Armed federal agents on March 23, 2001 seized the second of two flocks of dairy sheep suspected of carrying an ailment related to mad cow disease in a dawn operation that brought an end to a 9-month legal battle over the animals' fate.

The government said the sheep pose a threat to the US food supply and has been fighting in the courts to seize them since July, when several tested positive for transmissible spongiform encephalopathy (TSE), a class of degenerative neurological disorders that includes scrapie -- which afflicts sheep -- and mad cow.

The owners of the sheep claim the US Department of Agriculture's (USDA) tests were flawed, but the courts have consistently found for the government.

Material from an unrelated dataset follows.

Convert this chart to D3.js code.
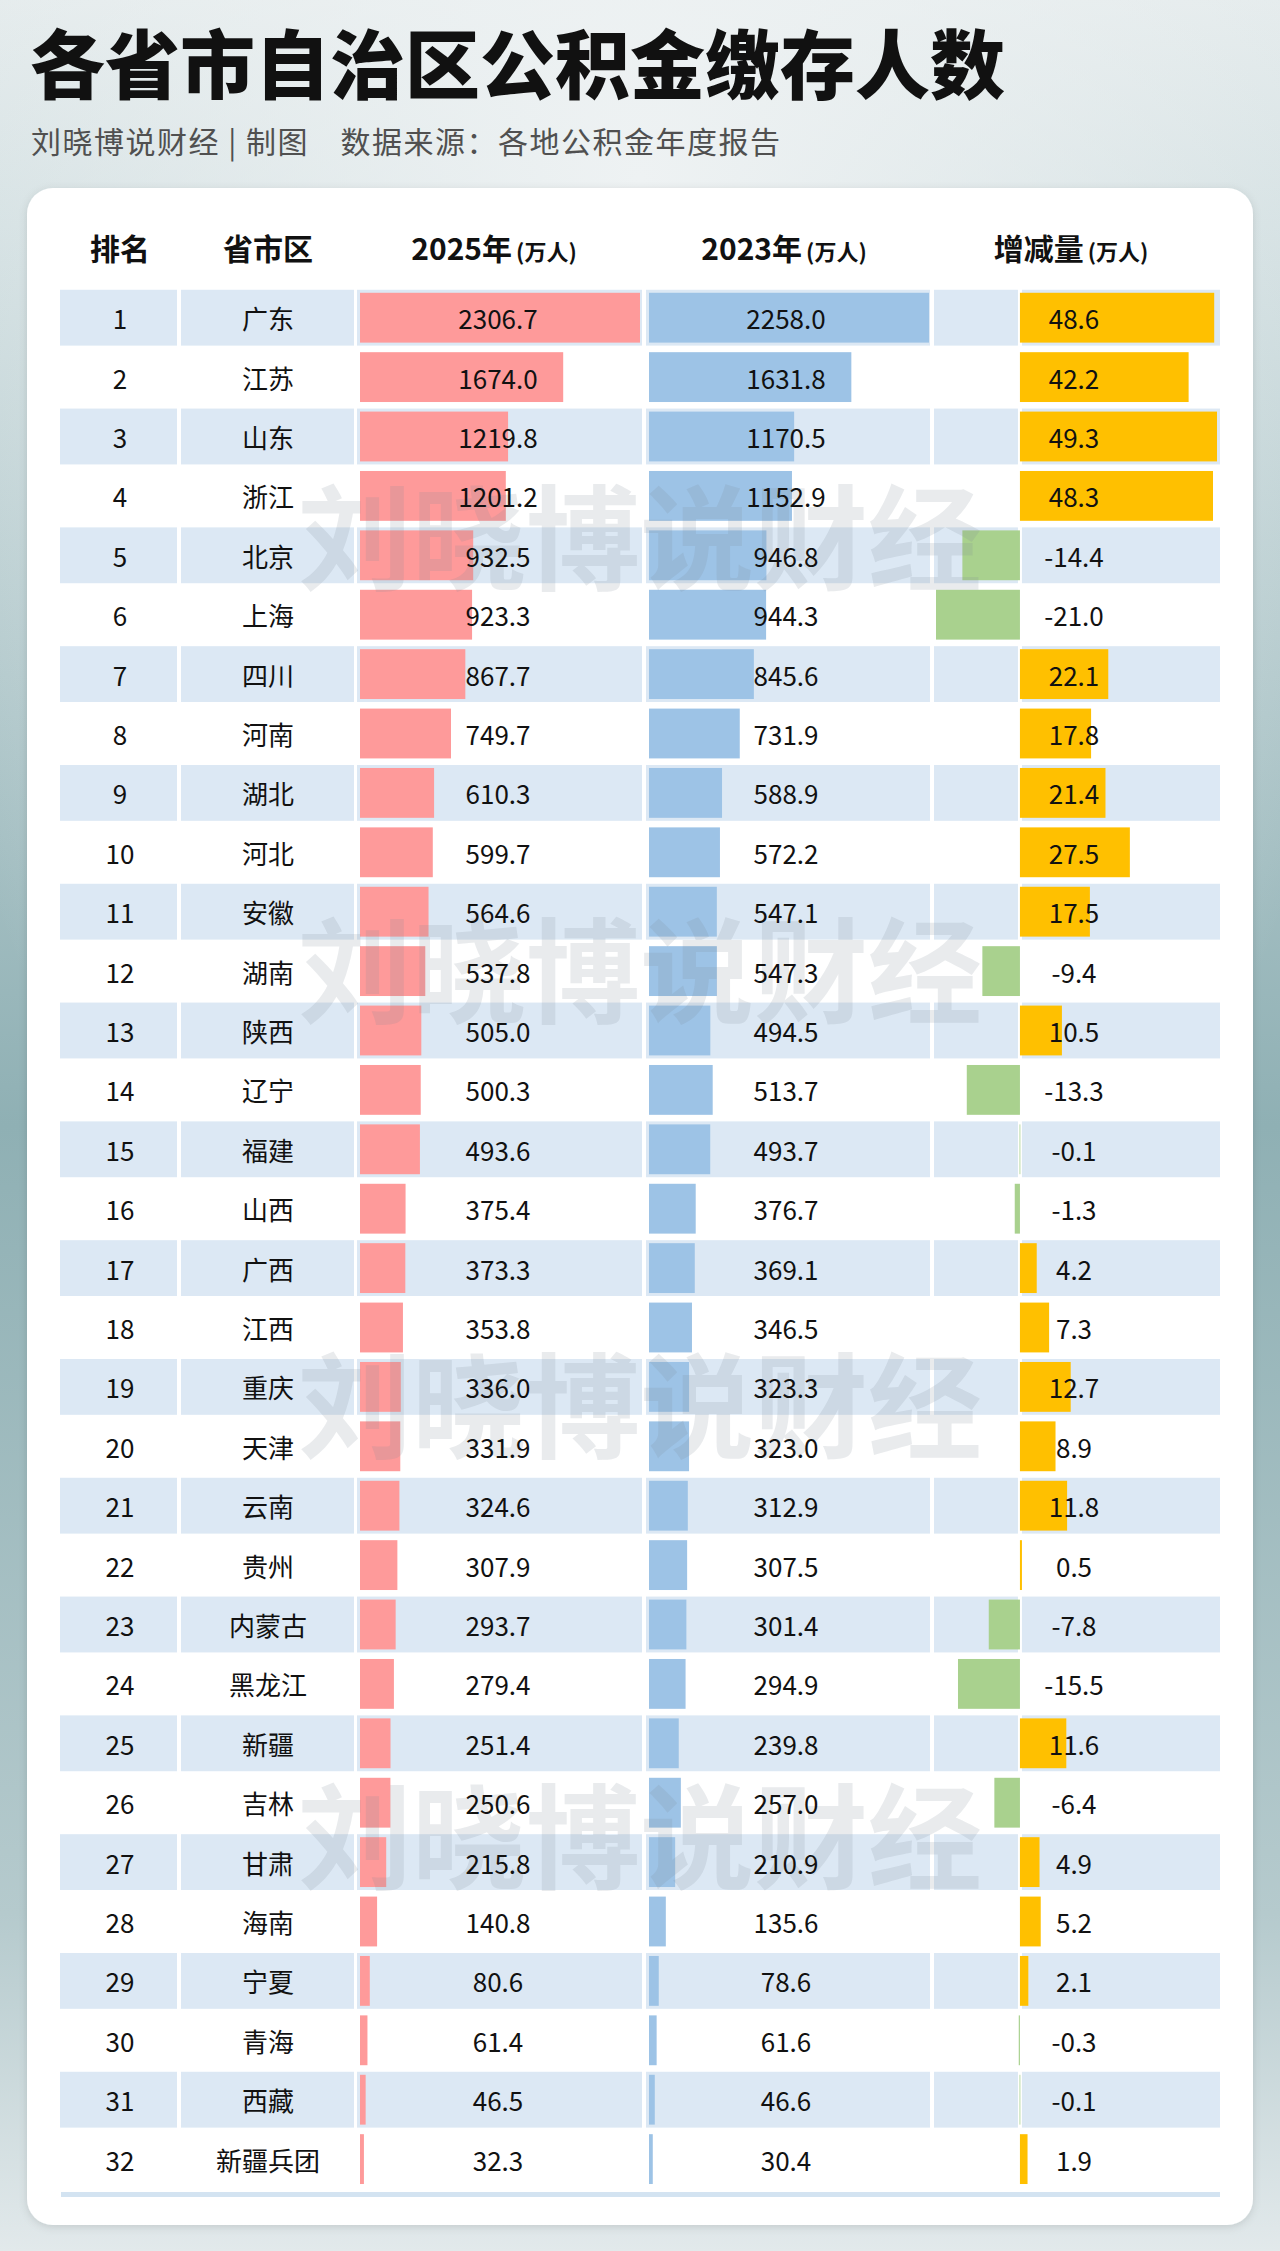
<!DOCTYPE html>
<html>
<head>
<meta charset="utf-8">
<script src="https://cdn.jsdelivr.net/npm/d3@7"></script>
<style>
  html, body { margin: 0; padding: 0; }
  body { width: 1280px; height: 2251px; overflow: hidden; }
  svg { display: block; }
</style>
</head>
<body>
<div id="chart"></div>
<script>
"use strict";

const provinces = ["广东", "江苏", "山东", "浙江", "北京", "上海", "四川", "河南", "湖北", "河北",
  "安徽", "湖南", "陕西", "辽宁", "福建", "山西", "广西", "江西", "重庆", "天津",
  "云南", "贵州", "内蒙古", "黑龙江", "新疆", "吉林", "甘肃", "海南", "宁夏", "青海",
  "西藏", "新疆兵团"];
const ranks = d3.range(1, provinces.length + 1);
const v2025 = [2306.7, 1674.0, 1219.8, 1201.2, 932.5, 923.3, 867.7, 749.7, 610.3, 599.7,
  564.6, 537.8, 505.0, 500.3, 493.6, 375.4, 373.3, 353.8, 336.0, 331.9,
  324.6, 307.9, 293.7, 279.4, 251.4, 250.6, 215.8, 140.8, 80.6, 61.4,
  46.5, 32.3];
const v2023 = [2258.0, 1631.8, 1170.5, 1152.9, 946.8, 944.3, 845.6, 731.9, 588.9, 572.2,
  547.1, 547.3, 494.5, 513.7, 493.7, 376.7, 369.1, 346.5, 323.3, 323.0,
  312.9, 307.5, 301.4, 294.9, 239.8, 257.0, 210.9, 135.6, 78.6, 61.6,
  46.6, 30.4];
const change = [48.6, 42.2, 49.3, 48.3, -14.4, -21.0, 22.1, 17.8, 21.4, 27.5,
  17.5, -9.4, 10.5, -13.3, -0.1, -1.3, 4.2, 7.3, 12.7, 8.9,
  11.8, 0.5, -7.8, -15.5, 11.6, -6.4, 4.9, 5.2, 2.1, -0.3,
  -0.1, 1.9];
const headers = [
  { main: "排名", sub: "", x: 120 },
  { main: "省市区", sub: "", x: 268 },
  { main: "2025年", sub: "(万人)", x: 494 },
  { main: "2023年", sub: "(万人)", x: 784 },
  { main: "增减量", sub: "(万人)", x: 1071 },
];

const W = 1280, H = 2251;
const font = "'Noto Sans CJK SC', 'Noto Sans', sans-serif";

const rows = ranks.map((r, i) => ({
  rank: r, name: provinces[i], a: v2025[i], b: v2023[i], c: change[i],
}));

const svg = d3.select("#chart").append("svg")
  .attr("width", W).attr("height", H)
  .style("font-family", font);

// background
const defs = svg.append("defs");
const bgV = defs.append("linearGradient").attr("id", "bgV")
  .attr("x1", 0).attr("y1", 0).attr("x2", 0).attr("y2", 1);
bgV.append("stop").attr("offset", "0%").attr("stop-color", "#e4ebec");
bgV.append("stop").attr("offset", "10%").attr("stop-color", "#d3e0e2");
bgV.append("stop").attr("offset", "50%").attr("stop-color", "#8fb0b4");
bgV.append("stop").attr("offset", "85%").attr("stop-color", "#b5cacd");
bgV.append("stop").attr("offset", "100%").attr("stop-color", "#e2e9eb");
const bgR = defs.append("radialGradient").attr("id", "bgR")
  .attr("cx", "50%").attr("cy", "8%").attr("r", "60%");
bgR.append("stop").attr("offset", "0%").attr("stop-color", "#eef2f3").attr("stop-opacity", 1);
bgR.append("stop").attr("offset", "100%").attr("stop-color", "#eef2f3").attr("stop-opacity", 0);
const shadow = defs.append("filter").attr("id", "shadow")
  .attr("x", "-5%").attr("y", "-5%").attr("width", "110%").attr("height", "110%");
shadow.append("feDropShadow").attr("dx", 0).attr("dy", 2).attr("stdDeviation", 4)
  .attr("flood-color", "#000").attr("flood-opacity", 0.12);

svg.append("rect").attr("width", W).attr("height", H).attr("fill", "url(#bgV)");
svg.append("rect").attr("width", W).attr("height", H).attr("fill", "url(#bgR)");

// title
svg.append("text")
  .attr("x", 30).attr("y", 93)
  .attr("font-size", 75).attr("font-weight", 900)
  .attr("fill", "#111")
  .text("各省市自治区公积金缴存人数");

svg.append("text")
  .attr("x", 31).attr("y", 153)
  .attr("font-size", 30)
  .attr("letter-spacing", 1.5)
  .attr("fill", "#505050")
  .text("刘晓博说财经 | 制图　数据来源：各地公积金年度报告");

// card
svg.append("rect")
  .attr("x", 27).attr("y", 188).attr("width", 1226).attr("height", 2037)
  .attr("rx", 26).attr("fill", "#fff")
  .attr("filter", "url(#shadow)");

// headers
const head = svg.append("g").selectAll("text")
  .data(headers).enter().append("text")
  .attr("x", (d) => d.x).attr("y", 260)
  .attr("text-anchor", "middle")
  .attr("font-weight", 700)
  .attr("fill", "#111");
head.append("tspan").attr("font-size", 30).text((d) => d.main);
head.append("tspan").attr("font-size", 22).attr("dx", 4).text((d) => d.sub);

// scales
const y = d3.scaleBand()
  .domain(ranks)
  .range([288, 288 + ranks.length * 59.4])
  .paddingInner(0.06)
  .paddingOuter(0.03);

const xA = d3.scaleLinear().domain([0, d3.max(v2025)]).range([360, 640]);
const xB = d3.scaleLinear().domain([0, d3.max(v2023)]).range([649, 929]);
const xC = d3.scaleLinear().domain([d3.min(change), d3.max(change)]).range([936, 1217]);

const zeroX = xC(0);
const cells = [
  [60, 177], [181, 354], [357, 642], [646, 930], [934, zeroX - 2], [zeroX + 2, 1220],
];

// striped rows
const stripe = svg.append("g");
rows.filter((d) => d.rank % 2 === 1).forEach((d) => {
  stripe.selectAll(null)
    .data(cells).enter().append("rect")
    .attr("x", (c) => c[0])
    .attr("y", y(d.rank))
    .attr("width", (c) => c[1] - c[0])
    .attr("height", y.bandwidth())
    .attr("fill", "#dce8f4");
});

const barH = y.bandwidth() - 6;

// 2025 bars
svg.append("g").selectAll("rect")
  .data(rows).enter().append("rect")
  .attr("x", xA(0))
  .attr("y", (d) => y(d.rank) + 3)
  .attr("width", (d) => xA(d.a) - xA(0))
  .attr("height", barH)
  .attr("fill", "#fe9a9a");

// 2023 bars
svg.append("g").selectAll("rect")
  .data(rows).enter().append("rect")
  .attr("x", xB(0))
  .attr("y", (d) => y(d.rank) + 3)
  .attr("width", (d) => xB(d.b) - xB(0))
  .attr("height", barH)
  .attr("fill", "#9dc3e6");

// change bars
svg.append("g").selectAll("rect")
  .data(rows).enter().append("rect")
  .attr("x", (d) => Math.min(xC(0), xC(d.c)))
  .attr("y", (d) => y(d.rank) + 3)
  .attr("width", (d) => Math.max(0.8, Math.abs(xC(d.c) - xC(0))))
  .attr("height", barH)
  .attr("fill", (d) => (d.c < 0 ? "#a9d18e" : "#ffc000"));

// bottom rule
svg.append("rect")
  .attr("x", 61).attr("y", 2192).attr("width", 1159).attr("height", 5)
  .attr("fill", "#d3e3f1");

// watermark
const wmY = [531, 964, 1399, 1830];
svg.append("g").selectAll("text")
  .data(wmY).enter().append("text")
  .attr("x", 640).attr("y", (d) => d)
  .attr("text-anchor", "middle")
  .attr("dominant-baseline", "central")
  .attr("font-size", 114).attr("font-weight", 700)
  .attr("fill", "#7f8a94").attr("fill-opacity", 0.17)
  .text("刘晓博说财经");

// cell texts
const cols = [
  { x: 120, f: (d) => d.rank },
  { x: 268, f: (d) => d.name },
  { x: 498, f: (d) => d.a.toFixed(1) },
  { x: 786, f: (d) => d.b.toFixed(1) },
  { x: 1074, f: (d) => d.c.toFixed(1) },
];
const textG = svg.append("g");
cols.forEach((c) => {
  textG.append("g").selectAll("text")
    .data(rows).enter().append("text")
    .attr("x", c.x)
    .attr("y", (d) => y(d.rank) + y.bandwidth() / 2)
    .attr("text-anchor", "middle")
    .attr("dominant-baseline", "central")
    .attr("font-size", 26)
    .attr("fill", "#111")
    .text(c.f);
});
</script>
</body>
</html>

The move by the USDA followed the March 21 seizure of another flock of sheep in Greensboro, Vermont, and highlighted the agency's determination to act decisively to head off any risk that mad cow disease, or bovine spongiform encephalopathy (BSE), could be introduced into the United States.

USDA agents, acting in compliance with a court decision, arrived at the farm of Larry and Linda Faillace, who own the 154 sheep, shortly after 6 a.m. and took up positions.

USDA staged the raid as Europe struggles to cope with the rapid spread of foot-and-mouth disease, which has led governments to destroy tens of thousands of cows, sheep and pigs.

The outbreak of foot-and-mouth coincides with Europe's creeping epidemic of BSE, whose human form, known as new-variant Creutzfeldt-Jakob disease, has killed more than 80 people in Britain and Europe.

There has never been a case of BSE in the United States.

The flocks were imported from Belgium and the Netherlands in 1996. They were quarantined in 1998 after US agriculture officials learned that sheep from Europe were likely exposed to feed contaminated with BSE.